:: Your task ::
Copy every line of the entries that includes the word "this".
★ ★ ★ ★ ★ ★ ★
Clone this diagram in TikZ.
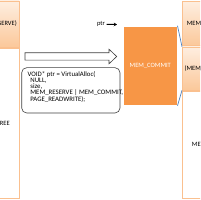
\documentclass[tikz,border=0pt]{standalone}
\usepackage{fontspec}
\setmainfont{Carlito}
\usetikzlibrary{arrows.meta}
\definecolor{gradtop}{HTML}{FEEEE0}
\definecolor{gradbot}{HTML}{FBC89A}
\definecolor{lightor}{HTML}{FAC08F}
\definecolor{commitor}{HTML}{F79646}
\definecolor{linkblue}{HTML}{4F81BD}
\definecolor{darkline}{HTML}{404040}
\begin{document}
\begin{tikzpicture}[x=1pt,y=-1pt,
  txt/.style={font=\fontsize{6.5}{6}\selectfont, text=black},
  codetxt/.style={font=\fontsize{6.8}{6}\selectfont, text=black},
  gradbox/.style={txt, draw=lightor, line width=0.6pt, top color=gradtop, bottom color=gradbot, minimum width=49.7pt, inner sep=0pt},
  plainbox/.style={txt, draw=lightor, line width=0.8pt, fill=white, minimum width=49.7pt, inner sep=0pt},
  commitbox/.style={txt, text=white, fill=commitor, draw=white, line width=0.4pt, minimum width=54pt, minimum height=79.5pt, inner sep=0pt},
  codebox/.style={draw=darkline, line width=0.6pt, fill=white, rounded corners=5pt, minimum width=98.3pt, minimum height=45.3pt, inner sep=0pt},
  hollow/.style={draw=darkline, line width=0.6pt, fill=white},
  link/.style={draw=linkblue, line width=0.7pt},
  ptrarrow/.style={draw=black, line width=0.9pt, -{Stealth[length=3.2pt,width=3.6pt]}}
]
\useasboundingbox (0,0) rectangle (200,200);
\clip (0,0) rectangle (200,200);
% left column
\node[gradbox, minimum height=46pt] (ltop) at (-5.5,24) {(MEM\_RESERVE)};
\node[plainbox, minimum height=150pt] (lbot) at (-5.5,123.5) {MEM\_FREE};
% right column
\node[gradbox, minimum height=44.3pt] (rtop) at (207.15,23.65) {MEM\_RESERVE};
\node[gradbox, minimum height=43pt] (rmid) at (207.15,68.5) {(MEM\_COMMIT)};
\node[plainbox, minimum height=107pt] (rbot) at (207.15,145) {MEM\_FREE};
% committed region
\node[commitbox] (commit) at (150.3,65.75) {MEM\_COMMIT};
\draw[link] (commit.north east) -- (rmid.north west);
\draw[link] (commit.south east) -- (rmid.south west);
% ptr
\node[txt, inner sep=1.5pt] (ptr) at (101,24.3) {ptr};
\coordinate (ptrtip) at (117,24.5);
\draw[ptrarrow] (ptr.east) -- (ptrtip);
% hollow arrow
\draw[hollow] (25,52.8) -- (109,52.8) -- (109,49.2) -- (116.7,56.5) -- (109,63.8) -- (109,60.2) -- (25,60.2) -- cycle;
% code box
\node[codebox] (code) at (70.85,90.35) {};
\node[codetxt, anchor=north west, align=left, inner sep=0pt] (codetext) at (27.5,71.4)
  {VOID* ptr = VirtualAlloc(\\
   \hspace*{2.7pt}NULL,\\
   \hspace*{2.7pt}size,\\
   \hspace*{2.7pt}MEM\_RESERVE | MEM\_COMMIT,\\
   \hspace*{2.7pt}PAGE\_READWRITE);};
\end{tikzpicture}
\end{document}
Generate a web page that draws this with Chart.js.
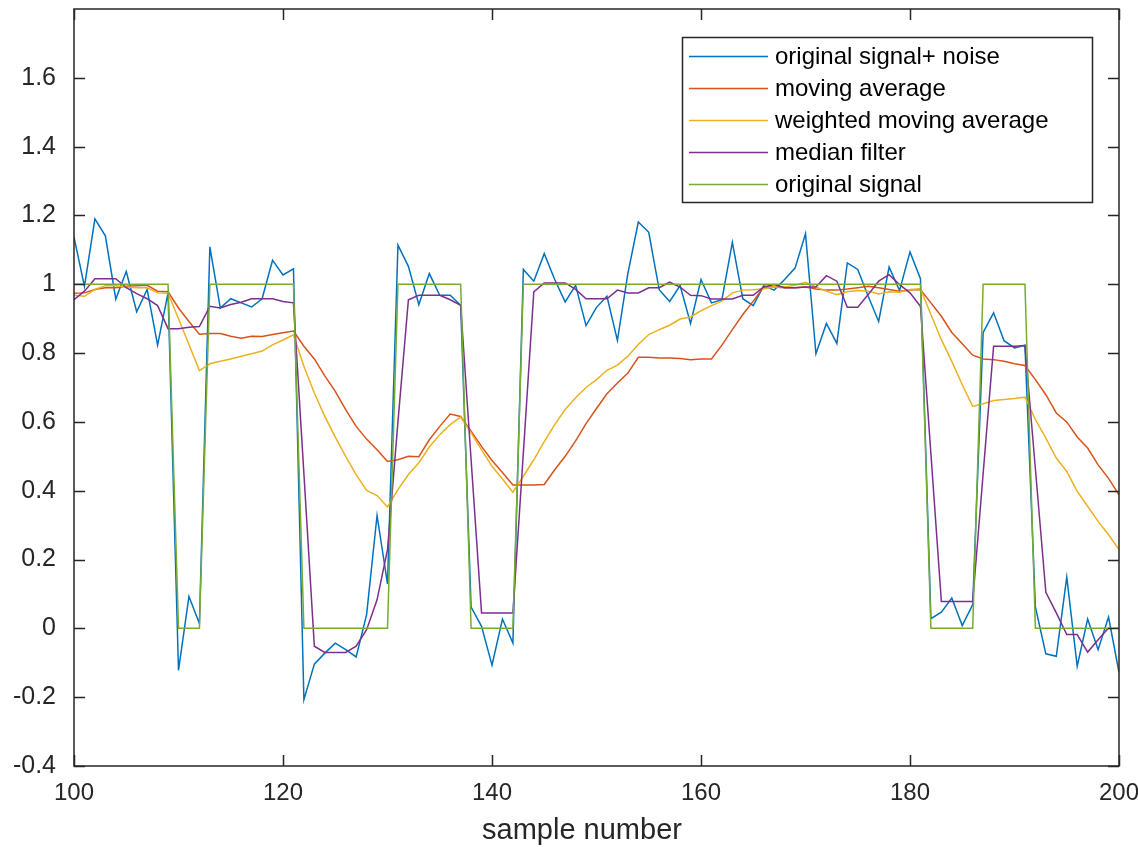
<!DOCTYPE html>
<html>
<head>
<meta charset="utf-8">
<title>Filter comparison</title>
<script src="https://cdn.jsdelivr.net/npm/chart.js@4"></script>
<style>
  html, body { margin: 0; padding: 0; background: #fff; }
  #wrap { width: 1138px; height: 847px; }
</style>
</head>
<body>
<div id="wrap"><canvas id="chart"></canvas></div>
<script>
// sample numbers 100..200
const SAMPLES = Array.from({ length: 101 }, (_, i) => 100 + i);

const X_TICKS = [100, 120, 140, 160, 180, 200];
const Y_TICKS = [-0.4, -0.2, 0, 0.2, 0.4, 0.6, 0.8, 1, 1.2, 1.4, 1.6];

const NOISY = [
  1.137, 0.994, 1.19, 1.141, 0.957, 1.037, 0.92, 0.985, 0.823, 0.975,
  -0.122, 0.093, 0.014, 1.109, 0.931, 0.958, 0.946, 0.934, 0.958, 1.07,
  1.027, 1.045, -0.207, -0.104, -0.072, -0.043, -0.062, -0.083, 0.04, 0.328,
  0.129, 1.114, 1.052, 0.941, 1.031, 0.968, 0.968, 0.939, 0.062, 0.006,
  -0.107, 0.027, -0.043, 1.043, 1.009, 1.089, 1.014, 0.949, 0.997, 0.88,
  0.933, 0.965, 0.837, 1.031, 1.181, 1.151, 0.984, 0.95, 0.996, 0.886,
  1.014, 0.946, 0.955, 1.122, 0.958, 0.938, 0.996, 0.983, 1.014, 1.047,
  1.147, 0.798, 0.886, 0.828, 1.062, 1.043, 0.965, 0.892, 1.05, 0.982,
  1.094, 1.016, 0.028, 0.047, 0.088, 0.008, 0.069, 0.86, 0.917, 0.836,
  0.815, 0.823, 0.062, -0.074, -0.081, 0.149, -0.11, 0.027, -0.062, 0.033,
  -0.128
];

const MOVING_AVG = [
  0.974, 0.975, 0.985, 0.99, 0.99, 0.994, 0.996, 0.997, 0.98, 0.978,
  0.931, 0.892, 0.855, 0.857, 0.857, 0.849, 0.843, 0.849, 0.848, 0.854,
  0.859, 0.864, 0.82, 0.783, 0.734, 0.689, 0.636, 0.587, 0.55, 0.519,
  0.485, 0.49, 0.5, 0.499, 0.548, 0.587, 0.623, 0.616, 0.573, 0.529,
  0.488, 0.453, 0.417, 0.417, 0.417, 0.418, 0.461, 0.5, 0.545, 0.595,
  0.639, 0.682, 0.713, 0.742, 0.788, 0.788, 0.786, 0.786, 0.784, 0.781,
  0.783, 0.783, 0.823, 0.868, 0.912, 0.951, 0.992, 0.992, 0.99, 0.99,
  0.992, 0.986, 0.983, 0.983, 0.986, 0.99, 0.994, 0.99, 0.985, 0.98,
  0.983, 0.985, 0.946, 0.907, 0.86, 0.827, 0.794, 0.783, 0.781, 0.776,
  0.769, 0.764, 0.723, 0.679, 0.626, 0.6, 0.556, 0.524, 0.475, 0.436,
  0.388
];

const WEIGHTED_AVG = [
  0.968, 0.965, 0.985, 0.996, 0.996, 0.992, 0.99, 0.99, 0.975, 0.974,
  0.9, 0.825, 0.749, 0.769, 0.776, 0.783, 0.791, 0.798, 0.806, 0.824,
  0.838, 0.853, 0.762, 0.684, 0.616, 0.556, 0.5, 0.447, 0.401, 0.386,
  0.353, 0.403, 0.447, 0.481, 0.527, 0.563, 0.592, 0.614, 0.568, 0.519,
  0.471, 0.434, 0.396, 0.442, 0.49, 0.543, 0.592, 0.636, 0.67, 0.7,
  0.723, 0.75, 0.765, 0.791, 0.825, 0.854, 0.868, 0.881, 0.899, 0.905,
  0.923, 0.938, 0.951, 0.975, 0.983, 0.984, 0.987, 0.992, 0.992, 0.997,
  1.006, 0.992, 0.98, 0.97, 0.978, 0.982, 0.98, 0.972, 0.978, 0.977,
  0.985, 0.987, 0.912, 0.839, 0.776, 0.708, 0.645, 0.653, 0.662, 0.665,
  0.668, 0.672, 0.607, 0.553, 0.495, 0.456, 0.398, 0.355, 0.311, 0.272,
  0.229
];

const MEDIAN = [
  0.955, 0.98, 1.016, 1.016, 1.016, 0.99, 0.973, 0.958, 0.938, 0.871,
  0.871, 0.875, 0.877, 0.936, 0.931, 0.941, 0.948, 0.958, 0.958, 0.958,
  0.95, 0.946, 0.45, -0.052, -0.07, -0.07, -0.07, -0.052, -0.004, 0.083,
  0.229, 0.6, 0.955, 0.968, 0.968, 0.968, 0.955, 0.939, 0.49, 0.045,
  0.045, 0.045, 0.045, 0.51, 0.978, 1.004, 1.004, 1.004, 0.985, 0.958,
  0.958, 0.958, 0.983, 0.975, 0.975, 0.99, 0.99, 1.006, 0.992, 0.968,
  0.967, 0.957, 0.957, 0.957, 0.968, 0.968, 0.992, 0.999, 0.99, 0.99,
  0.992, 0.992, 1.025, 1.009, 0.933, 0.933, 0.97, 1.009, 1.028, 0.999,
  0.975, 0.936, 0.508, 0.078, 0.078, 0.078, 0.078, 0.45, 0.82, 0.82,
  0.82, 0.822, 0.463, 0.105, 0.045, -0.018, -0.018, -0.069, -0.033, 0.001,
  null
];

const ORIGINAL = [
  1, 1, 1, 1, 1, 1, 1, 1, 1, 1,
  0, 0, 0, 1, 1, 1, 1, 1, 1, 1,
  1, 1, 0, 0, 0, 0, 0, 0, 0, 0,
  0, 1, 1, 1, 1, 1, 1, 1, 0, 0,
  0, 0, 0, 1, 1, 1, 1, 1, 1, 1,
  1, 1, 1, 1, 1, 1, 1, 1, 1, 1,
  1, 1, 1, 1, 1, 1, 1, 1, 1, 1,
  1, 1, 1, 1, 1, 1, 1, 1, 1, 1,
  1, 1, 0, 0, 0, 0, 0, 1, 1, 1,
  1, 1, 0, 0, 0, 0, 0, 0, 0, 0,
  0
];

const FONT = '"Liberation Sans", Arial, Helvetica, sans-serif';
const INK = '#262626';
const TICK_LEN = 11;

function toPoints(values) {
    return SAMPLES.map((s, i) => ({ x: s, y: values[i] }));
}

function makeLine(label, values, color, order) {
    return {
        label: label,
        data: toPoints(values),
        borderColor: color,
        backgroundColor: color,
        borderWidth: 1.5,
        pointRadius: 0,
        tension: 0,
        fill: false,
        spanGaps: false,
        order: order
    };
}

// draws the boxed axes with inward ticks, the x label and the legend
const matlabAxes = {
    id: 'matlabAxes',
    afterDraw(chart) {
        const { ctx, chartArea: a, scales: { x, y } } = chart;
        ctx.save();
        ctx.strokeStyle = INK;
        ctx.lineWidth = 1.5;
        ctx.strokeRect(a.left, a.top, a.right - a.left, a.bottom - a.top);

        ctx.beginPath();
        X_TICKS.forEach(v => {
            const px = Math.round(x.getPixelForValue(v)) + 0.5;
            ctx.moveTo(px, a.bottom); ctx.lineTo(px, a.bottom - TICK_LEN);
            ctx.moveTo(px, a.top); ctx.lineTo(px, a.top + TICK_LEN);
        });
        Y_TICKS.forEach(v => {
            const py = Math.round(y.getPixelForValue(v)) + 0.5;
            ctx.moveTo(a.left, py); ctx.lineTo(a.left + TICK_LEN, py);
            ctx.moveTo(a.right, py); ctx.lineTo(a.right - TICK_LEN, py);
        });
        ctx.stroke();

        // x axis title
        ctx.fillStyle = INK;
        ctx.font = '29px ' + FONT;
        ctx.textAlign = 'center';
        ctx.textBaseline = 'middle';
        ctx.fillText('sample number', 582, 831);

        // legend
        const box = { left: 682.5, top: 37.5, width: 410, height: 165 };
        ctx.fillStyle = '#fff';
        ctx.fillRect(box.left, box.top, box.width, box.height);
        ctx.lineWidth = 1.5;
        ctx.strokeStyle = INK;
        ctx.strokeRect(box.left, box.top, box.width, box.height);

        ctx.font = '24px ' + FONT;
        ctx.textAlign = 'left';
        chart.data.datasets.forEach((ds, i) => {
            const rowY = 56 + i * 32;
            ctx.strokeStyle = ds.borderColor;
            ctx.lineWidth = 1.5;
            ctx.beginPath();
            ctx.moveTo(689, rowY + 0.5);
            ctx.lineTo(768, rowY + 0.5);
            ctx.stroke();
            ctx.fillStyle = '#000';
            ctx.fillText(ds.label, 775, rowY + 1);
        });
        ctx.restore();
    }
};

new Chart(document.getElementById('chart'), {
    type: 'line',
    data: {
        datasets: [
            makeLine('original signal+ noise', NOISY, '#0072BD', 5),
            makeLine('moving average', MOVING_AVG, '#D95319', 4),
            makeLine('weighted moving average', WEIGHTED_AVG, '#EDB120', 3),
            makeLine('median filter', MEDIAN, '#7E2F8E', 2),
            makeLine('original signal', ORIGINAL, '#77AC30', 1)
        ]
    },
    options: {
        responsive: true,
        maintainAspectRatio: false,
        animation: false,
        devicePixelRatio: 1,
        layout: { padding: { top: 9, right: 19, left: 0, bottom: 0 } },
        plugins: {
            legend: { display: false },
            tooltip: { enabled: false }
        },
        scales: {
            x: {
                type: 'linear',
                min: 100,
                max: 200,
                afterBuildTicks: s => { s.ticks = X_TICKS.map(v => ({ value: v })); },
                afterFit: s => { s.height = 81; s.paddingLeft = 0; s.paddingRight = 0; },
                ticks: {
                    font: { family: FONT, size: 24 },
                    color: INK,
                    padding: 13,
                    maxRotation: 0,
                    autoSkip: false
                },
                grid: { display: false, drawTicks: false },
                border: { display: false }
            },
            y: {
                min: -0.4,
                max: 1.8,
                afterBuildTicks: s => { s.ticks = Y_TICKS.map(v => ({ value: v })); },
                afterFit: s => { s.width = 74; s.paddingTop = 0; s.paddingBottom = 0; },
                ticks: {
                    font: { family: FONT, size: 25 },
                    color: INK,
                    padding: 18,
                    callback: v => String(Math.round(v * 10) / 10)
                },
                grid: { display: false, drawTicks: false },
                border: { display: false }
            }
        }
    },
    plugins: [matlabAxes]
});
</script>
</body>
</html>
★ ★ ★ ★ ★ ★ ★
:: Exercise solution ::
Clone this diagram in TikZ.
Generate a web page that draws this with Chart.js.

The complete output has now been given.